The best way to counteract hate is with bubbles!
   Starting the Saturday after Labor Day, the artists' community decided to counteract hate with love, by staging the first of a series of "Bubble Love-In" demonstrations in the farmers' market. Using humor, dance, homemade signs, and kazoos, about 30 artists and residents generally herded and worried the purple-shirted members of the group into an area at one end of the farmers' market, and created enough noise to counteract their hate-filled yelling. I contributed in my own little way, wearing silly glasses, a red clown nose, blowing bubbles, and playing a kazoo for all I was worth.
   Were our peaceful counter-demonstrations successful? I don't know. Nobody got arrested, although the local police were in proximity (I waved whenever I saw them). At one point, I slipped away from the group and noticed that, for most of the people at the farmers' market, it was simply another Saturday of shopping. If that's a measure of success, then we achieved our goal. The company running the farmers' market has announced that they will create a "free speech area," which may put limits on hate groups, but also limits other activities such as voter registration and political campaigning. Have we encouraged them to move on? Not yet, but I'm  hopeful that they'll soon realize that there is little to be gained disrupting our farmers' market.

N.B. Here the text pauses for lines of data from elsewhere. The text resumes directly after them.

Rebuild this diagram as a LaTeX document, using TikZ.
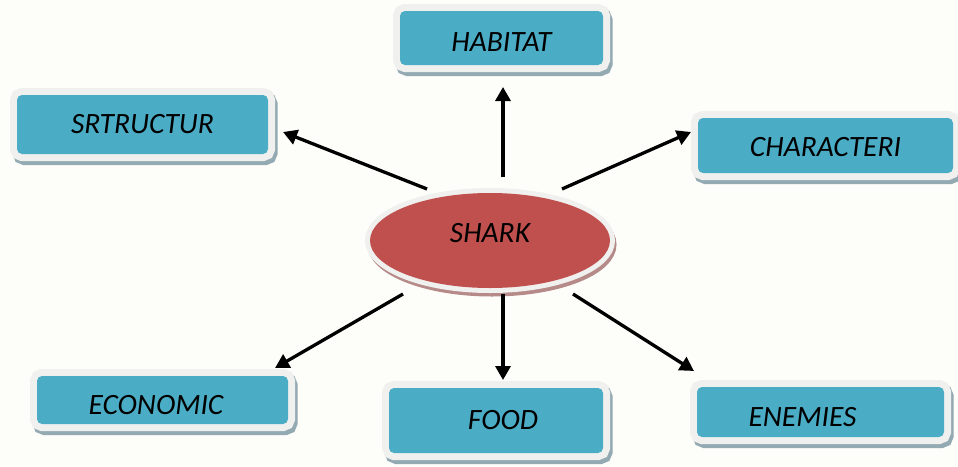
\documentclass[tikz,border=0pt]{standalone}
\usepackage{fontspec}
\setmainfont{Carlito}
\usetikzlibrary{arrows.meta,shapes.geometric}
\definecolor{bg}{HTML}{FDFDF9}
\definecolor{boxblue}{HTML}{4BACC6}
\definecolor{rim}{HTML}{F0F0EE}
\definecolor{bshadow}{HTML}{93AAB3}
\definecolor{sharkred}{HTML}{C0504D}
\definecolor{eshadow}{HTML}{B58A88}
\newcommand\lowertext[2]{\raisebox{-#1}[\height][\depth]{#2}}
\tikzset{
  boxnode/.style={rectangle, rounded corners=5pt, fill=boxblue, inner sep=0pt,
    font=\fontsize{29.5}{34}\selectfont\itshape, text=black,
    preaction={draw=bshadow, fill=bshadow, line width=14pt, transform canvas={shift={(2.5pt,-4pt)}}},
    preaction={draw=rim, fill=rim, line width=14pt}},
  sharknode/.style={ellipse, fill=sharkred, inner sep=0pt,
    minimum width=240pt, minimum height=95pt,
    font=\fontsize{29.5}{34}\selectfont\itshape, text=black,
    preaction={draw=eshadow, fill=eshadow, line width=9pt, transform canvas={shift={(2pt,-4pt)}}},
    preaction={draw=rim, fill=rim, line width=10pt}},
  arr/.style={line width=3.3pt, -{Triangle[length=14pt,width=15pt]}}
}
\begin{document}
\begin{tikzpicture}[x=1pt,y=-1pt]
\fill[bg] (0,0) rectangle (958,466);
\useasboundingbox (0,0) rectangle (958,466);

\node[boxnode, minimum width=203pt, minimum height=54pt] (habitat) at (501.5,38) {\lowertext{4pt}{HABITAT}};
\node[boxnode, minimum width=251pt, minimum height=59pt] (struct) at (142.5,124.5) {SRTRUCTUR};
\node[boxnode, minimum width=255pt, minimum height=55pt] (charac) at (825.5,145.5) {\lowertext{1.5pt}{CHARACTERI}};
\node[boxnode, minimum width=251pt, minimum height=48pt] (econ) at (162.5,400) {\lowertext{5pt}{ECONOMIC}\hspace*{13pt}};
\node[boxnode, minimum width=214pt, minimum height=65pt] (food) at (496,420.5) {\hspace*{14pt}FOOD};
\node[boxnode, minimum width=247pt, minimum height=50pt] (enem) at (820.5,412) {\lowertext{5pt}{ENEMIES}\hspace*{36pt}};

\node[sharknode] (shark) at (490,240.5) {\raisebox{7pt}[\height][\depth]{SHARK}};

\coordinate (s1) at (503,177);
\coordinate (e1) at (503,87);
\coordinate (s2) at (427,189);
\coordinate (e2) at (283,132);
\coordinate (s3) at (562,189);
\coordinate (e3) at (691,132);
\coordinate (s4) at (403,294);
\coordinate (e4) at (275,368);
\coordinate (s5) at (503,294);
\coordinate (e5) at (503,380);
\coordinate (s6) at (573,294);
\coordinate (e6) at (694,371);

\draw[arr] (s1) -- (e1);
\draw[arr] (s2) -- (e2);
\draw[arr] (s3) -- (e3);
\draw[arr] (s4) -- (e4);
\draw[arr] (s5) -- (e5);
\draw[arr] (s6) -- (e6);
\end{tikzpicture}
\end{document}
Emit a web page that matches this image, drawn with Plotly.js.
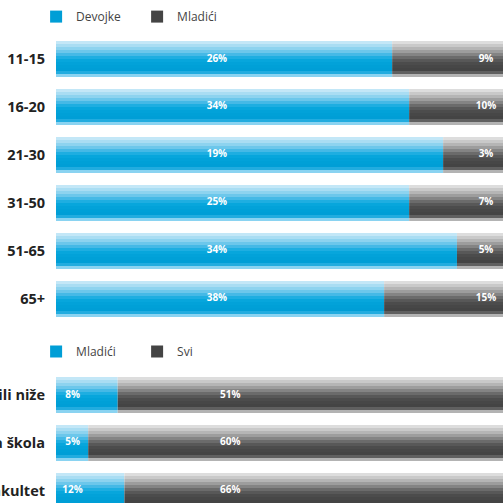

UPDATE: I held off on posting this piece because I wanted to "fact check" my writing with the Southern Poverty Law Center and the Anti-Defamation League. Since I wrote this on September 20, the farmers' market association has established some rules (including a form that must be filled out before setting up a booth) and a "Free Speech Zone." The group refused on Saturday to honor any of this, but the farmers' market association refused to enforce their own rules, claiming that it is up to the City of Vallejo to pass a city ordinance. So, it seems that it is up to the citizenry to make it clear that our town is not a place for haters.